→ **SUPPLIED DATA**

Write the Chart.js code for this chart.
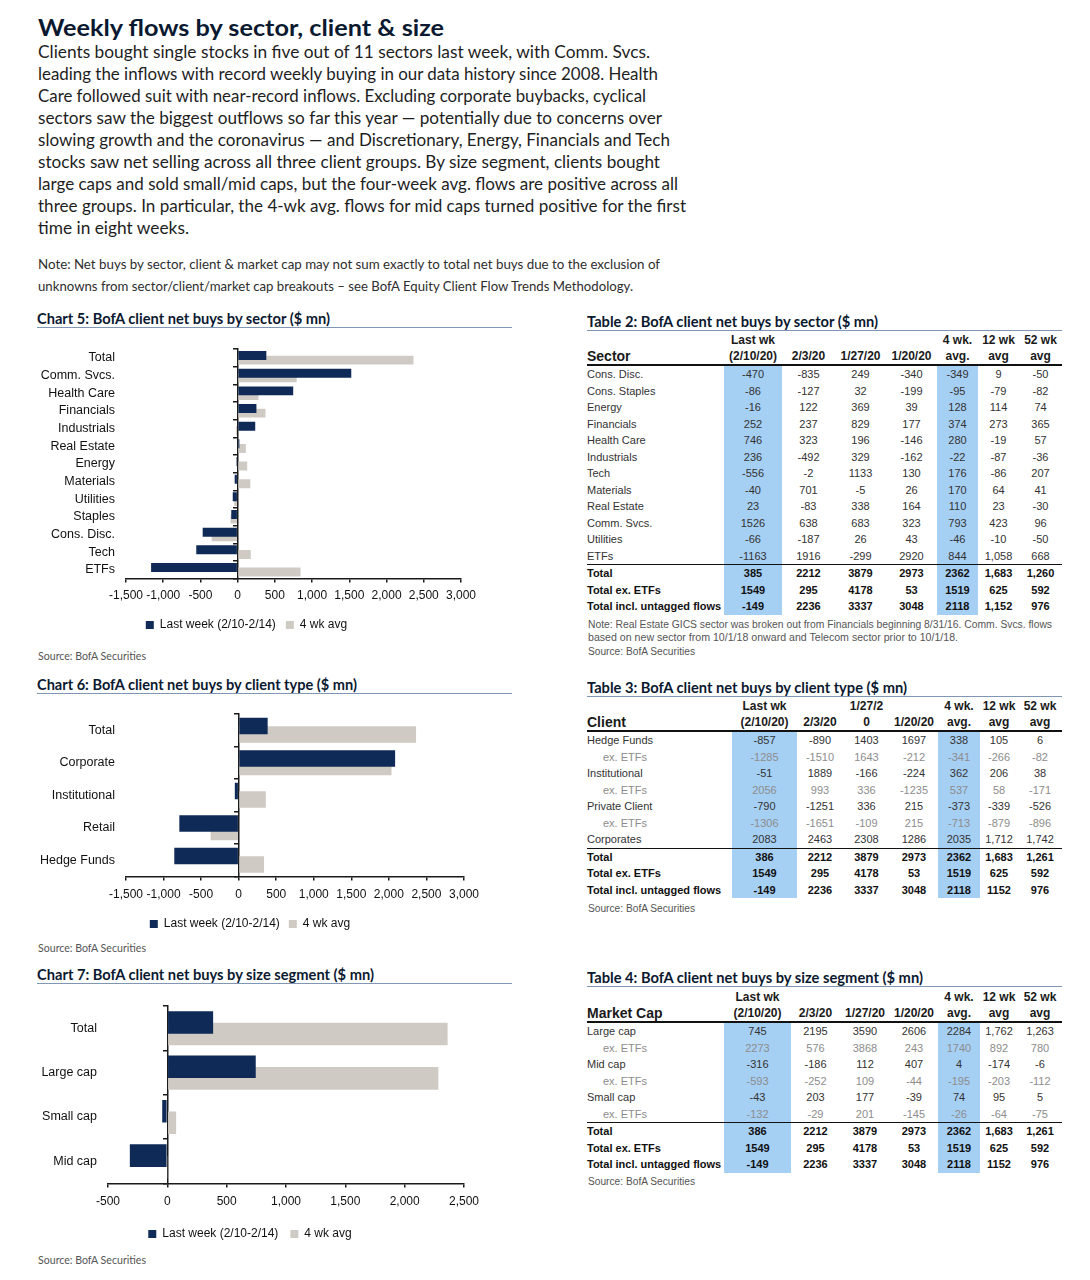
<!DOCTYPE html>
<html>
<head>
<meta charset="utf-8">
<script src="https://cdn.jsdelivr.net/npm/chart.js@4.4.1/dist/chart.umd.min.js"></script>
<style>
  body { margin: 0; width: 1090px; height: 1280px; background: #fff; position: relative; overflow: hidden; font-family: Lato, "Open Sans", sans-serif; color: #1e1e1e; }
  .ln { position: absolute; white-space: nowrap; display: inline-block; transform-origin: 0 50%; }
  .h1 { left: 38px; font-weight: 700; font-size: 23px; line-height: 30px; color: #0b1930; }
  .txt { left: 38px; font-size: 17px; line-height: 22px; }
  .note { left: 38px; font-size: 12.5px; line-height: 18px; color: #2e2e2e; }
  .head { position: absolute; height: 16px; border-bottom: 1.5px solid #7f96b4; }
  .head span { font-weight: 700; font-size: 14.5px; line-height: 16px; color: #0b1930; }
  .src { font-size: 11px; line-height: 14px; color: #555; }
  .tnote { left: 588px; font-family: "Liberation Sans", Arial, sans-serif; font-size: 10px; line-height: 13px; color: #555; }
  canvas { position: absolute; }
  table { position: absolute; left: 587px; width: 475px; border-collapse: collapse; table-layout: fixed; font-family: "Liberation Sans", Arial, sans-serif; }
  td { padding: 0; text-align: center; white-space: nowrap; overflow: visible; }
  tr.h td { height: 16px; font-weight: 700; font-size: 12px; color: #1a1a1a; vertical-align: middle; }
  tr.h td.lab { font-size: 14px; text-align: left; }
  tr.hb td { border-bottom: 2px solid #111; }
  tr.r td { height: 16.5px; font-size: 11px; color: #333; }
  tr.s td { height: 16.5px; font-size: 11px; color: #8c8c8c; }
  tr.t td { height: 16.5px; font-size: 11px; font-weight: 700; color: #111; }
  tr.last td { border-bottom: 1.5px solid #111; }
  td.lab { text-align: left; }
  tr.s td.lab { padding-left: 16px; }
  td.hl { background: #a6cff4; }
</style>
</head>
<body>

<div class="ln h1" style="top:12px" data-w="406">Weekly flows by sector, client &amp; size</div>
<div class="ln txt" style="top:41px" data-w="612">Clients bought single stocks in five out of 11 sectors last week, with Comm. Svcs.</div>
<div class="ln txt" style="top:63px" data-w="620">leading the inflows with record weekly buying in our data history since 2008. Health</div>
<div class="ln txt" style="top:85px" data-w="608">Care followed suit with near-record inflows. Excluding corporate buybacks, cyclical</div>
<div class="ln txt" style="top:107px" data-w="624">sectors saw the biggest outflows so far this year — potentially due to concerns over</div>
<div class="ln txt" style="top:129px" data-w="632">slowing growth and the coronavirus — and Discretionary, Energy, Financials and Tech</div>
<div class="ln txt" style="top:151px" data-w="622">stocks saw net selling across all three client groups. By size segment, clients bought</div>
<div class="ln txt" style="top:173px" data-w="640">large caps and sold small/mid caps, but the four-week avg. flows are positive across all</div>
<div class="ln txt" style="top:195px" data-w="648">three groups. In particular, the 4-wk avg. flows for mid caps turned positive for the first</div>
<div class="ln txt" style="top:217px" data-w="151">time in eight weeks.</div>

<div class="ln note" style="top:256px" data-w="622">Note: Net buys by sector, client &amp; market cap may not sum exactly to total net buys due to the exclusion of</div>
<div class="ln note" style="top:278px" data-w="595">unknowns from sector/client/market cap breakouts – see BofA Equity Client Flow Trends Methodology.</div>

<div class="head" style="left:37px;top:311px;width:475px"><span class="ln" data-w="293">Chart 5: BofA client net buys by sector ($ mn)</span></div>
<canvas id="chart5" width="452" height="301" style="left:30px;top:340px"></canvas>
<div class="ln src" style="left:38px;top:649px" data-w="108">Source: BofA Securities</div>

<div class="head" style="left:37px;top:677px;width:475px"><span class="ln" data-w="320">Chart 6: BofA client net buys by client type ($ mn)</span></div>
<canvas id="chart6" width="456" height="235" style="left:30px;top:705px"></canvas>
<div class="ln src" style="left:38px;top:941px" data-w="108">Source: BofA Securities</div>

<div class="head" style="left:37px;top:967px;width:475px"><span class="ln" data-w="337">Chart 7: BofA client net buys by size segment ($ mn)</span></div>
<canvas id="chart7" width="456" height="253" style="left:30px;top:997px"></canvas>
<div class="ln src" style="left:38px;top:1253px" data-w="108">Source: BofA Securities</div>

<div class="head" style="left:587px;top:314px;width:475px"><span class="ln" data-w="291">Table 2: BofA client net buys by sector ($ mn)</span></div>
<table id="table2" style="top:332px"></table>
<div class="ln tnote" style="top:618px" data-w="464">Note: Real Estate GICS sector was broken out from Financials beginning 8/31/16. Comm. Svcs. flows</div>
<div class="ln tnote" style="top:631px" data-w="370">based on new sector from 10/1/18 onward and Telecom sector prior to 10/1/18.</div>
<div class="ln tnote" style="top:645px" data-w="107">Source: BofA Securities</div>

<div class="head" style="left:587px;top:680px;width:475px"><span class="ln" data-w="320">Table 3: BofA client net buys by client type ($ mn)</span></div>
<table id="table3" style="top:698px"></table>
<div class="ln tnote" style="top:902px" data-w="107">Source: BofA Securities</div>

<div class="head" style="left:587px;top:970px;width:475px"><span class="ln" data-w="336">Table 4: BofA client net buys by size segment ($ mn)</span></div>
<table id="table4" style="top:989px"></table>
<div class="ln tnote" style="top:1175px" data-w="107">Source: BofA Securities</div>

<script>
// chart data
const legendLabels = ["Last week (2/10-2/14)", "4 wk avg"];

const sectorLabels = ["Total", "Comm. Svcs.", "Health Care", "Financials", "Industrials", "Real Estate", "Energy", "Materials", "Utilities", "Staples", "Cons. Disc.", "Tech", "ETFs"];
const sectorLastWeek = [385, 1526, 746, 252, 236, 23, -16, -40, -66, -86, -470, -556, -1163];
const sector4wkAvg = [2362, 793, 280, 374, -22, 110, 128, 170, -46, -95, -349, 176, 844];

const clientLabels = ["Total", "Corporate", "Institutional", "Retail", "Hedge Funds"];
const clientLastWeek = [386, 2083, -51, -790, -857];
const client4wkAvg = [2362, 2035, 362, -373, 338];

const sizeLabels = ["Total", "Large cap", "Small cap", "Mid cap"];
const sizeLastWeek = [386, 745, -43, -316];
const size4wkAvg = [2362, 2284, 74, 4];

// table data
const headTop = ["", "Last wk", "", "", "", "4 wk.", "12 wk", "52 wk"];
const headTop3 = ["", "Last wk", "", "1/27/2", "", "4 wk.", "12 wk", "52 wk"];
const head2 = ["Sector", "(2/10/20)", "2/3/20", "1/27/20", "1/20/20", "avg.", "avg", "avg"];
const head3 = ["Client", "(2/10/20)", "2/3/20", "0", "1/20/20", "avg.", "avg", "avg"];
const head4 = ["Market Cap", "(2/10/20)", "2/3/20", "1/27/20", "1/20/20", "avg.", "avg", "avg"];

const t2Rows = [
  ["Cons. Disc.", "-470", "-835", "249", "-340", "-349", "9", "-50"],
  ["Cons. Staples", "-86", "-127", "32", "-199", "-95", "-79", "-82"],
  ["Energy", "-16", "122", "369", "39", "128", "114", "74"],
  ["Financials", "252", "237", "829", "177", "374", "273", "365"],
  ["Health Care", "746", "323", "196", "-146", "280", "-19", "57"],
  ["Industrials", "236", "-492", "329", "-162", "-22", "-87", "-36"],
  ["Tech", "-556", "-2", "1133", "130", "176", "-86", "207"],
  ["Materials", "-40", "701", "-5", "26", "170", "64", "41"],
  ["Real Estate", "23", "-83", "338", "164", "110", "23", "-30"],
  ["Comm. Svcs.", "1526", "638", "683", "323", "793", "423", "96"],
  ["Utilities", "-66", "-187", "26", "43", "-46", "-10", "-50"],
  ["ETFs", "-1163", "1916", "-299", "2920", "844", "1,058", "668"]
];
const t2Totals = [
  ["Total", "385", "2212", "3879", "2973", "2362", "1,683", "1,260"],
  ["Total ex. ETFs", "1549", "295", "4178", "53", "1519", "625", "592"],
  ["Total incl. untagged flows", "-149", "2236", "3337", "3048", "2118", "1,152", "976"]
];

const t3Rows = [
  ["Hedge Funds", "-857", "-890", "1403", "1697", "338", "105", "6"],
  ["ex. ETFs", "-1285", "-1510", "1643", "-212", "-341", "-266", "-82"],
  ["Institutional", "-51", "1889", "-166", "-224", "362", "206", "38"],
  ["ex. ETFs", "2056", "993", "336", "-1235", "537", "58", "-171"],
  ["Private Client", "-790", "-1251", "336", "215", "-373", "-339", "-526"],
  ["ex. ETFs", "-1306", "-1651", "-109", "215", "-713", "-879", "-896"],
  ["Corporates", "2083", "2463", "2308", "1286", "2035", "1,712", "1,742"]
];
const t3Totals = [
  ["Total", "386", "2212", "3879", "2973", "2362", "1,683", "1,261"],
  ["Total ex. ETFs", "1549", "295", "4178", "53", "1519", "625", "592"],
  ["Total incl. untagged flows", "-149", "2236", "3337", "3048", "2118", "1152", "976"]
];

const t4Rows = [
  ["Large cap", "745", "2195", "3590", "2606", "2284", "1,762", "1,263"],
  ["ex. ETFs", "2273", "576", "3868", "243", "1740", "892", "780"],
  ["Mid cap", "-316", "-186", "112", "407", "4", "-174", "-6"],
  ["ex. ETFs", "-593", "-252", "109", "-44", "-195", "-203", "-112"],
  ["Small cap", "-43", "203", "177", "-39", "74", "95", "5"],
  ["ex. ETFs", "-132", "-29", "201", "-145", "-26", "-64", "-75"]
];
const t4Totals = t3Totals;

const NAVY = "#0f2a57";
const GRAY = "#d0cac4";
const AXIS = "#1a1a1a";
const ARIAL = "'Liberation Sans', Arial, sans-serif";

function buildTable(id, widths, top1, top2, rows, totals) {
  const t = document.getElementById(id);
  let html = "<colgroup>" + widths.map(w => '<col style="width:' + w + 'px">').join("") + "</colgroup>";
  html += '<tr class="h">' + top1.map((c, i) => '<td' + (i === 0 ? ' class="lab"' : '') + '>' + c + '</td>').join("") + "</tr>";
  html += '<tr class="h hb">' + top2.map((c, i) => '<td' + (i === 0 ? ' class="lab"' : '') + '>' + c + '</td>').join("") + "</tr>";
  const cell = (c, i) => '<td class="' + (i === 0 ? 'lab' : (i === 1 || i === 5 ? 'hl' : '')) + '">' + c + '</td>';
  rows.forEach((r, k) => {
    let cls = r[0] === "ex. ETFs" ? "s" : "r";
    if (k === rows.length - 1) cls += " last";
    html += '<tr class="' + cls + '">' + r.map(cell).join("") + "</tr>";
  });
  totals.forEach(r => { html += '<tr class="t">' + r.map(cell).join("") + "</tr>"; });
  t.innerHTML = html;
}

buildTable("table2", [137, 58, 53, 51, 51, 41, 41, 43], headTop, head2, t2Rows, t2Totals);
buildTable("table3", [145, 65, 46, 47, 48, 42, 38, 44], headTop3, head3, t3Rows, t3Totals);
buildTable("table4", [137, 67, 49, 50, 48, 42, 38, 44], headTop, head4, t4Rows, t4Totals);

function barChart(id, labels, lastWeek, avg, xMin, xMax, yWidth, padRight, tickPad, legendPad) {
  return new Chart(document.getElementById(id), {
    type: 'bar',
    data: {
      labels: labels,
      datasets: [
        { label: legendLabels[0], data: lastWeek, backgroundColor: NAVY, categoryPercentage: 0.52, barPercentage: 1.95 },
        { label: legendLabels[1], data: avg, backgroundColor: GRAY, categoryPercentage: 0.52, barPercentage: 1.95 }
      ]
    },
    options: {
      indexAxis: 'y',
      responsive: false,
      animation: false,
      layout: { padding: { top: 9, right: padRight, left: 0, bottom: 0 } },
      plugins: {
        legend: {
          position: 'bottom',
          labels: { boxWidth: 8, boxHeight: 8, padding: legendPad, color: '#111', font: { family: ARIAL, size: 12 } }
        },
        tooltip: { enabled: false }
      },
      scales: {
        x: {
          min: xMin, max: xMax,
          ticks: { stepSize: 500, padding: tickPad, maxRotation: 0, minRotation: 0, autoSkip: false,
                   color: '#111', font: { family: ARIAL, size: 12 },
                   callback: v => v.toLocaleString('en-US') },
          grid: { drawOnChartArea: false, tickColor: AXIS, tickLength: 4, lineWidth: 1.5 },
          border: { color: AXIS, width: 1.5 }
        },
        y: {
          ticks: { padding: 0, autoSkip: false, color: '#111', font: { family: ARIAL, size: 12.5 } },
          grid: { display: false, drawTicks: true, tickLength: 11 },
          border: { display: false },
          afterFit: s => { s.width = yWidth; }
        },
        y2: {
          axis: 'y', type: 'category', position: { x: 0 }, offset: true, z: 1,
          ticks: { display: false },
          grid: { drawOnChartArea: false, offset: true, color: AXIS, tickLength: 4, lineWidth: 1.5 },
          border: { color: AXIS, width: 1.5 }
        }
      }
    }
  });
}

barChart("chart5", sectorLabels, sectorLastWeek, sector4wkAvg, -1500, 3000, 96, 19, 6, 10);
barChart("chart6", clientLabels, clientLastWeek, client4wkAvg, -1500, 3000, 96, 16, 7, 9);
barChart("chart7", sizeLabels, sizeLastWeek, size4wkAvg, -500, 2500, 78, 16, 7, 12);

// squeeze text lines to the widths they have in the report
document.querySelectorAll('[data-w]').forEach(el => {
  const w = el.getBoundingClientRect().width;
  if (w > 0) el.style.transform = 'scaleX(' + (el.dataset.w / w) + ')';
});
</script>
</body>
</html>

→ **EXERCISE AIM**
What is the number of lines above that contain the string "this"? Answer with the number alone.

→ **SOLUTION TO THE EXERCISE**
2